Que nous le sachions ou non, que nous l’acceptions ou non, nous laissons dans big data des traces, de véritables « phéromones numériques »1, que d’ailleurs nous ne pouvons toutes effacer – nos tentatives d’effacement elles-mêmes laissent des traces. Nos traces, signaux purement matériels, traits unaires pour reprendre le terme lacanien, sont l’objet de data mining et profilages par corrélations statistiques. Par exemple, à partir du traitement de dizaines de milliers de photos de chiens, peut être créé un profil générique du Chien.
Nul signifiant dans ces profils, mais qu’en est-il du langage lorsque phonèmes, signes, paroles et écrits sont réduits en objets de calculs numériques ? Qu’en est-il du langage à l’heure de l’IA générative et du deep learning, de la reconnaissance de la parole, de la traduction automatique et de nos conversations avec ChatGPT, Élisa ou Psychologist ?2
Dans le traitement algorithmique du langage, il s’agit, nous dit Yann Le Cun, à partir de la donnée d’un début de texte, d’anticiper le mot d’après statistiquement le plus probable3. Mais comment éliminer l’ambiguïté, l’équivoque structurale des mots et des phrases, pour en faire des supports de calculs probabilistes ? Selon les chercheurs en IA, le sens d’un mot dépend du « contexte » : en l’occurrence le « modèle de langage » utilisé, c’est-à-dire la structure et le lexique qui ont été injectés lors de la phase d’apprentissage de la machine. Ainsi Y. Le Cun nous raconte-t-il que l’on a utilisé, par exemple, l’immense base de données de Wikipédia (qui est éminemment structurée) pour construire une IA que je dirais, de façon un peu provocatrice, plus « cultivée ».
L’IA générative anticipe donc le mot le plus probable sur la base de tous les mots du modèle de langage, et conformément à sa syntaxe. Mais produire des phrases en articulant les signifiants de la langue, c’est ce que nous faisons tous les jours – l’Autre nous précède ! Quelle différence alors entre l’IA et notre pratique de la langue ? L’IA ne procède que par corrélations et calculs statistiques de probabilités, elle cherche à anticiper le signifiant le plus proche de ceux qui lui sont soumis. L’IA fonctionne de proche en proche. C’est-à-dire qu’elle ne se déploie que par métonymie. Elle exclut toute métaphore, qui, elle, procéderait par substitution d’un mot à un autre mot qui n’est pas dans son voisinage. Ainsi toute métaphore est-elle par définition rejetée par l’IA – comme toute coupure, comme tout acte, comme toute énonciation. Paraphrasons Jacques Lacan : pour elle, qu’on dise reste structuralement forclôt derrière ce qui se calcule dans ce qui se lit4.
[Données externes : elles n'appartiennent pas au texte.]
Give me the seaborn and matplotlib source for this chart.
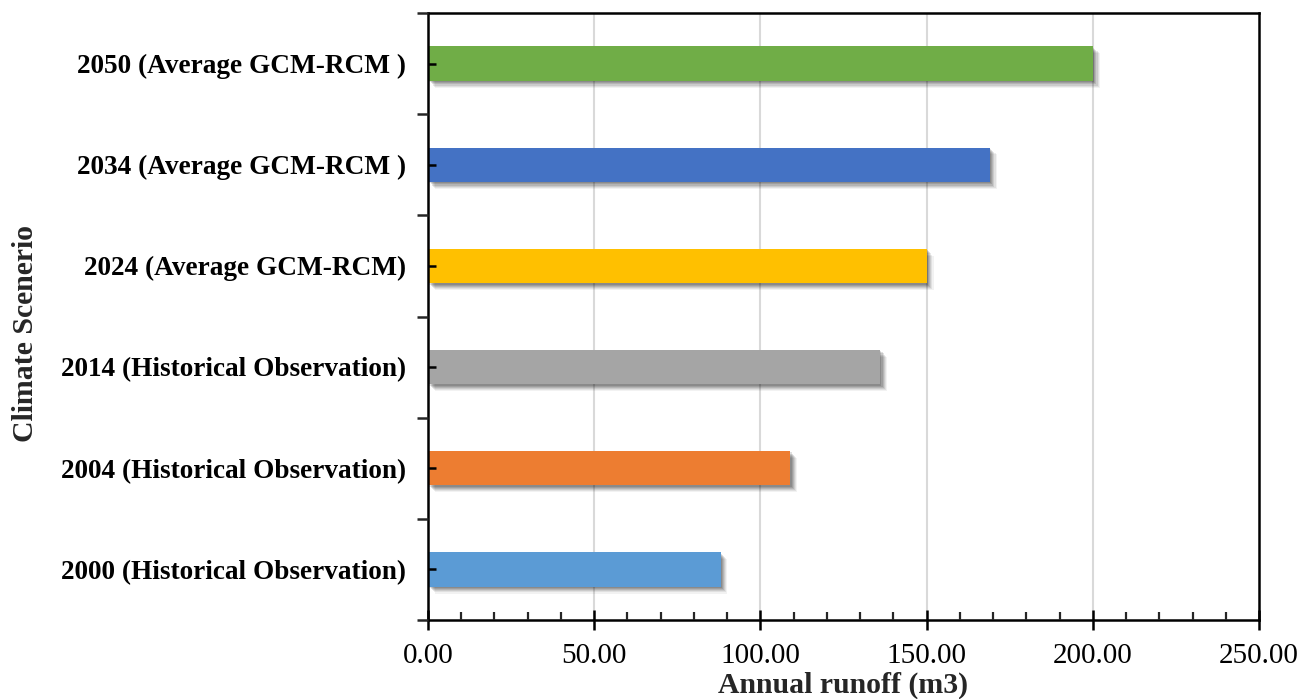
import matplotlib
matplotlib.use("Agg")
import matplotlib.pyplot as plt
import matplotlib.patheffects as pe
from matplotlib.ticker import MultipleLocator, FixedLocator, FormatStrFormatter
import seaborn as sns
import pandas as pd

# Climate scenarios, listed top to bottom
scenarios = [
    "2050 (Average GCM-RCM )",
    "2034 (Average GCM-RCM )",
    "2024 (Average GCM-RCM)",
    "2014 (Historical Observation)",
    "2004 (Historical Observation)",
    "2000 (Historical Observation)",
]
runoff = [200, 169, 150, 136, 109, 88]
bar_colors = ["#70AD47", "#4472C4", "#FFC000", "#A5A5A5", "#ED7D31", "#5B9BD5"]

df = pd.DataFrame({"scenario": scenarios, "runoff": runoff})

sns.set_style("white")
plt.rcParams["font.family"] = ["Liberation Serif", "DejaVu Serif"]

fig = plt.figure(figsize=(13.14, 6.99), dpi=100)
ax = fig.add_axes([428 / 1314, 1 - 620 / 699, (1259 - 428) / 1314, (620 - 13) / 699])

sns.barplot(
    data=df, x="runoff", y="scenario", hue="scenario",
    palette=bar_colors, order=scenarios, hue_order=scenarios,
    orient="h", width=0.34, legend=False, saturation=1,
    linewidth=0, ax=ax, zorder=2,
)

# soft drop shadow under each bar
shadow = [
    pe.SimplePatchShadow(offset=(d, -d), shadow_rgbFace="black", alpha=a)
    for d, a in [(5.0, 0.05), (4.2, 0.07), (3.4, 0.09), (2.6, 0.11), (1.8, 0.12), (1.0, 0.12)]
] + [pe.Normal()]
for patch in ax.patches:
    patch.set_path_effects(shadow)

ax.set_xlim(0, 250)
ax.set_ylim(5.5, -0.5)

# x axis: major ticks every 50 crossing the spine, minor ticks every 10 inside
ax.xaxis.set_major_locator(MultipleLocator(50))
ax.xaxis.set_minor_locator(MultipleLocator(10))
ax.xaxis.set_major_formatter(FormatStrFormatter("%.2f"))
ax.tick_params(axis="x", which="both", bottom=True, top=False)
ax.tick_params(axis="x", which="major", direction="inout", length=15, width=1.8,
               labelsize=21, pad=9, colors="black")
ax.tick_params(axis="x", which="minor", direction="in", length=6, width=1.6)

# y axis: short inward ticks at the bars, outward ticks between categories
ax.yaxis.set_minor_locator(FixedLocator([i - 0.5 for i in range(len(scenarios) + 1)]))
ax.tick_params(axis="y", which="both", left=True, right=False)
ax.tick_params(axis="y", which="major", direction="in", length=6, width=1.8,
               labelsize=19.6, pad=16, colors="black")
ax.tick_params(axis="y", which="minor", direction="out", length=8, width=1.8)
for lbl in ax.get_yticklabels():
    lbl.set_fontweight("bold")

# vertical grid lines behind the bars, while ticks and spines stay on top
ax.grid(False)
ax.set_axisbelow(False)
for xv in ax.xaxis.get_majorticklocs():
    if 0 < xv < 250:
        ax.axvline(xv, color="#d9d9d9", linewidth=1.5, zorder=0.5)

for side in ["left", "right", "top", "bottom"]:
    ax.spines[side].set_visible(True)
    ax.spines[side].set_color("black")
    ax.spines[side].set_linewidth(1.8)

ax.set_xlabel("Annual runoff (m3)", fontsize=21.4, fontweight="bold", labelpad=2)
ax.set_ylabel("Climate Scenerio", fontsize=21.4, fontweight="bold")
ax.yaxis.set_label_coords((39 - 428) / (1259 - 428), (620 - 334) / (620 - 13))

fig.savefig("out.png", dpi=100)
Ceci dit, lorsque nous interrogeons ChatGPT, Élisa ou Psychologist, c’est bien pour en lire les réponses. C’est-à-dire que nous traitons les réponses de l’IA comme des signifiants. C’est bien nous, parlêtres, corps parlants, qui opérons le retour du signifiant, et réintroduisons équivoques, oublis, erreurs, mensonges et trous dans le savoir illusoire des algorithmes, dans le simulacre numérique de l’Autre.
Et pour en revenir à nos tentatives d’effacement de nos traces, qui elles-mêmes laissent des traces, comment ne pas penser qu’en celles-ci résiderait paradoxalement le seul lieu du sujet dans l’Autre numérique — le sujet du signifiant comme effaçon, pour reprendre un terme de Lacan. Au cœur des procédures numériques, un désir de dissidence.